# Task objective
In the material below, please retype the lines from the very first through the one with "const FC_TICKS = [-2, -1, 0, 1, 2, 3];", exactly and without pictures.

# Collected data
────────
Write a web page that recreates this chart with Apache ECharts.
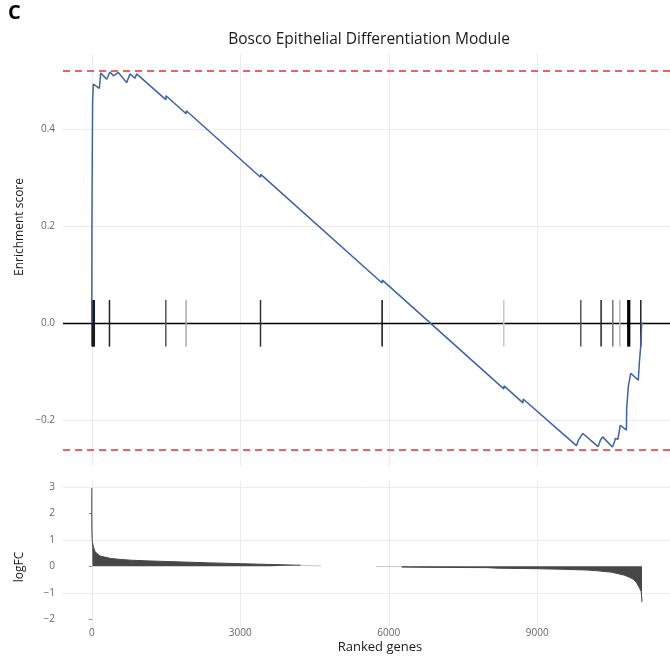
<!DOCTYPE html>
<html>
<head>
<meta charset="utf-8">
<script src="https://cdn.jsdelivr.net/npm/echarts@6/dist/echarts.min.js"></script>
<style>
html,body{margin:0;padding:0;background:#ffffff;}
#chart{width:670px;height:660px;}
</style>
</head>
<body>
<div id="chart"></div>
<script>
// ---------------- DATA ----------------
const TITLE = 'Bosco Epithelial Differentiation Module';
const PANEL_LABEL = 'C';
const X_TITLE = 'Ranked genes';
const ES_TITLE = 'Enrichment score';
const FC_TITLE = 'logFC';

const X_TICKS = [0, 3000, 6000, 9000];
const ES_TICKS = [-0.2, 0.0, 0.2, 0.4];
const FC_TICKS = [-2, -1, 0, 1, 2, 3];

// running enrichment score (vertices of the curve)
const esRank = [0, 2, 5, 9, 16, 31, 152, 180, 300, 367, 435, 536, 704, 771, 872, 906,
  1495, 1500, 1905, 1910, 3408, 3413, 5865, 5870, 8323, 8328, 8710, 8715,
  9790, 9835, 9860, 9885, 9920, 10228, 10275, 10290, 10320, 10518, 10560, 10576, 10628, 10677,
  10800, 10806, 10838, 10887, 11040, 11061, 11089, 11109, 11135];
const esValue = [0, 0.186, 0.26, 0.333, 0.455, 0.493, 0.484, 0.516, 0.503, 0.518, 0.510, 0.517, 0.496, 0.514, 0.505, 0.514,
  0.461, 0.469, 0.432, 0.438, 0.301, 0.307, 0.083, 0.089, -0.135, -0.129, -0.164, -0.156,
  -0.252, -0.240, -0.243, -0.232, -0.227, -0.254, -0.241, -0.244, -0.234, -0.255, -0.244, -0.237, -0.239, -0.210,
  -0.220, -0.175, -0.131, -0.103, -0.117, -0.082, -0.048, 0.0, 0.0];

// positions of the gene-set members in the ranking
const hitRank = [5, 20, 35, 50, 357, 1495, 1905, 3408, 5865, 8323, 9879, 10289, 10525, 10667, 10830, 10845, 10865, 11091];

// ranked logFC profile (positive head, negative tail)
const posRank = [0, 1, 4, 12, 30, 65, 165, 370, 570, 800, 1200, 1700, 2400, 3000, 3600, 4220, 4240, 4630];
const posFC   = [2.95, 1.56, 1.1, 0.93, 0.75, 0.55, 0.39, 0.30, 0.26, 0.23, 0.20, 0.17, 0.13, 0.10, 0.07, 0.04, 0.012, 0.008];
const negRank = [5740, 6240, 6260, 7000, 8000, 8200, 9000, 9500, 10000, 10220, 10500, 10750, 10850, 10950, 11010, 11060, 11100, 11115];
const negFC   = [-0.008, -0.012, -0.03, -0.04, -0.05, -0.07, -0.09, -0.11, -0.14, -0.17, -0.22, -0.33, -0.40, -0.50, -0.63, -0.80, -0.95, -1.35];

// ---------------- LAYOUT & STYLE ----------------
const FONT = 'Open Sans';
const X_MIN = -582, X_MAX = 11681;
const ES_MIN = -0.294, ES_MAX = 0.555;
const FC_MIN = -2.29, FC_MAX = 3.22;
const FC_GRIDLINES = [3, 1, -1];
const TICK_HALF = 0.048;
const GRID_COLOR = '#ebebeb';
const TEXT_COLOR = '#666666';
const hitShade = ['#1a1a1a', '#1a1a1a', '#1a1a1a', '#1a1a1a', '#222222', '#555555', '#aaaaaa', '#333333', '#111111',
  '#c8c8c8', '#555555', '#222222', '#777777', '#bbbbbb', '#000000', '#000000', '#000000', '#222222'];
const TAIL_LIMIT = 0.02;

const esMax = Math.max(...esValue);
const esMin = Math.min(...esValue);

function minusFmt(d) {
  return function (v) {
    const s = Math.abs(v).toFixed(d);
    return (v < -1e-9 ? '\u2212' : '') + s;
  };
}

function split(ranks, vals) {
  const main = [], tail = [];
  ranks.forEach((r, i) => {
    const v = vals[i];
    if (Math.abs(v) >= TAIL_LIMIT) main.push([r, v]); else tail.push([r, v]);
  });
  return { main, tail };
}
const posParts = split(posRank, posFC);
const negParts = split(negRank, negFC);
if (posParts.main.length && posParts.tail.length) posParts.tail.unshift(posParts.main[posParts.main.length - 1]);
if (negParts.main.length && negParts.tail.length) negParts.tail.push(negParts.main[0]);

const chart = echarts.init(document.getElementById('chart'), null, { renderer: 'canvas' });

const gridLine = { color: GRID_COLOR, width: 1, type: 'solid' };

const option = {
  animation: false,
  backgroundColor: '#ffffff',
  grid: [
    { left: 63, right: 0, top: 54, height: 412 },
    { left: 63, right: 0, top: 481, height: 146 }
  ],
  xAxis: [
    {
      gridIndex: 0, type: 'value', min: X_MIN, max: X_MAX,
      axisLine: { show: false }, splitLine: { show: false },
      axisTick: { show: true, customValues: X_TICKS, length: 4, lineStyle: { color: '#888888', width: 1 } },
      axisLabel: { show: false }
    },
    {
      gridIndex: 1, type: 'value', min: X_MIN, max: X_MAX,
      axisLine: { show: false }, splitLine: { show: false },
      axisTick: { show: false },
      axisLabel: { show: true, customValues: X_TICKS, margin: 1, fontSize: 10, fontFamily: FONT, color: TEXT_COLOR,
        formatter: function (v) { return String(Math.round(v)); } }
    }
  ],
  yAxis: [
    {
      gridIndex: 0, type: 'value', min: ES_MIN, max: ES_MAX,
      axisLine: { show: false }, splitLine: { show: false },
      axisTick: { show: true, customValues: ES_TICKS, length: 3, lineStyle: { color: '#888888', width: 1 } },
      axisLabel: { show: true, customValues: ES_TICKS, margin: 8, fontSize: 10, fontFamily: FONT, color: TEXT_COLOR, formatter: minusFmt(1) }
    },
    {
      gridIndex: 1, type: 'value', min: FC_MIN, max: FC_MAX,
      axisLine: { show: false }, splitLine: { show: false },
      axisTick: { show: true, customValues: FC_TICKS, length: 3, lineStyle: { color: '#888888', width: 1 } },
      axisLabel: { show: true, customValues: FC_TICKS, margin: 8, fontSize: 10, fontFamily: FONT, color: TEXT_COLOR, formatter: minusFmt(0) }
    }
  ],
  graphic: [
    { type: 'text', left: 8, top: 3, style: { text: PANEL_LABEL, fontSize: 20, fontWeight: 'bold', fontFamily: FONT, fill: '#000000' } },
    { type: 'text', x: 369, y: 40, style: { text: TITLE, fontSize: 15.5, fontFamily: FONT, fill: '#1a1a1a', align: 'center', verticalAlign: 'middle' } },
    { type: 'text', x: 20, y: 227, rotation: Math.PI / 2, style: { text: ES_TITLE, fontSize: 12, fontFamily: FONT, fill: '#1a1a1a', align: 'center', verticalAlign: 'middle' } },
    { type: 'text', x: 20, y: 567, rotation: Math.PI / 2, style: { text: FC_TITLE, fontSize: 12, fontFamily: FONT, fill: '#1a1a1a', align: 'center', verticalAlign: 'middle' } },
    { type: 'text', x: 380, y: 647, style: { text: X_TITLE, fontSize: 13, fontFamily: FONT, fill: '#1a1a1a', align: 'center', verticalAlign: 'middle' } }
  ],
  series: [
    // grid lines, top panel
    {
      type: 'line', xAxisIndex: 0, yAxisIndex: 0, data: [], z: 1, silent: true,
      markLine: {
        z: 1, silent: true, symbol: 'none', label: { show: false }, animation: false,
        lineStyle: gridLine,
        data: X_TICKS.map(v => ({ xAxis: v })).concat(ES_TICKS.filter(v => v !== 0).map(v => ({ yAxis: v })))
      }
    },
    // zero line
    {
      type: 'line', xAxisIndex: 0, yAxisIndex: 0, data: [], z: 2, silent: true,
      markLine: {
        z: 2, silent: true, symbol: 'none', label: { show: false }, animation: false,
        lineStyle: { color: '#000000', width: 1.3, type: 'solid' },
        data: [{ yAxis: 0 }]
      }
    },
    // gene-set hit ticks
    {
      type: 'custom', xAxisIndex: 0, yAxisIndex: 0, z: 3, silent: true,
      data: hitRank.map(r => [r, 0]),
      renderItem: function (params, api) {
        const x = api.value(0);
        const p1 = api.coord([x, TICK_HALF]);
        const p2 = api.coord([x, -TICK_HALF]);
        return {
          type: 'line',
          shape: { x1: p1[0], y1: p1[1], x2: p2[0], y2: p2[1] },
          style: { stroke: hitShade[params.dataIndex] || '#000', lineWidth: 1.5 }
        };
      }
    },
    // running enrichment score
    {
      type: 'line', xAxisIndex: 0, yAxisIndex: 0, z: 4, silent: true,
      data: esRank.map((r, i) => [r, esValue[i]]),
      showSymbol: false,
      lineStyle: { color: '#3d62a8', width: 1.5 }
    },
    // max / min ES dashed lines
    {
      type: 'line', xAxisIndex: 0, yAxisIndex: 0, data: [], z: 6, silent: true,
      markLine: {
        z: 6, silent: true, symbol: 'none', label: { show: false }, animation: false,
        lineStyle: { color: '#e8312f', width: 1.6, type: [7, 5] },
        data: [{ yAxis: esMax }, { yAxis: esMin }]
      }
    },
    // grid lines, bottom panel
    {
      type: 'line', xAxisIndex: 1, yAxisIndex: 1, data: [], z: 1, silent: true,
      markLine: {
        z: 1, silent: true, symbol: 'none', label: { show: false }, animation: false,
        lineStyle: gridLine,
        data: X_TICKS.map(v => ({ xAxis: v })).concat(FC_GRIDLINES.map(v => ({ yAxis: v })))
      }
    },
    // logFC positive
    {
      type: 'line', xAxisIndex: 1, yAxisIndex: 1, z: 3, silent: true, showSymbol: false,
      data: posParts.main,
      lineStyle: { color: '#474747', width: 1 },
      areaStyle: { color: '#474747', opacity: 1, origin: 0 }
    },
    {
      type: 'line', xAxisIndex: 1, yAxisIndex: 1, z: 2, silent: true, showSymbol: false,
      data: posParts.tail,
      lineStyle: { color: '#c4c4c4', width: 1 }
    },
    // logFC negative
    {
      type: 'line', xAxisIndex: 1, yAxisIndex: 1, z: 2, silent: true, showSymbol: false,
      data: negParts.tail,
      lineStyle: { color: '#c4c4c4', width: 1 }
    },
    {
      type: 'line', xAxisIndex: 1, yAxisIndex: 1, z: 3, silent: true, showSymbol: false,
      data: negParts.main,
      lineStyle: { color: '#474747', width: 1 },
      areaStyle: { color: '#474747', opacity: 1, origin: 0 }
    }
  ]
};

chart.setOption(option);
</script>
</body>
</html>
────────
# Output for this task
Write a web page that recreates this chart with Apache ECharts.
<!DOCTYPE html>
<html>
<head>
<meta charset="utf-8">
<script src="https://cdn.jsdelivr.net/npm/echarts@6/dist/echarts.min.js"></script>
<style>
html,body{margin:0;padding:0;background:#ffffff;}
#chart{width:670px;height:660px;}
</style>
</head>
<body>
<div id="chart"></div>
<script>
// ---------------- DATA ----------------
const TITLE = 'Bosco Epithelial Differentiation Module';
const PANEL_LABEL = 'C';
const X_TITLE = 'Ranked genes';
const ES_TITLE = 'Enrichment score';
const FC_TITLE = 'logFC';

const X_TICKS = [0, 3000, 6000, 9000];
const ES_TICKS = [-0.2, 0.0, 0.2, 0.4];
const FC_TICKS = [-2, -1, 0, 1, 2, 3];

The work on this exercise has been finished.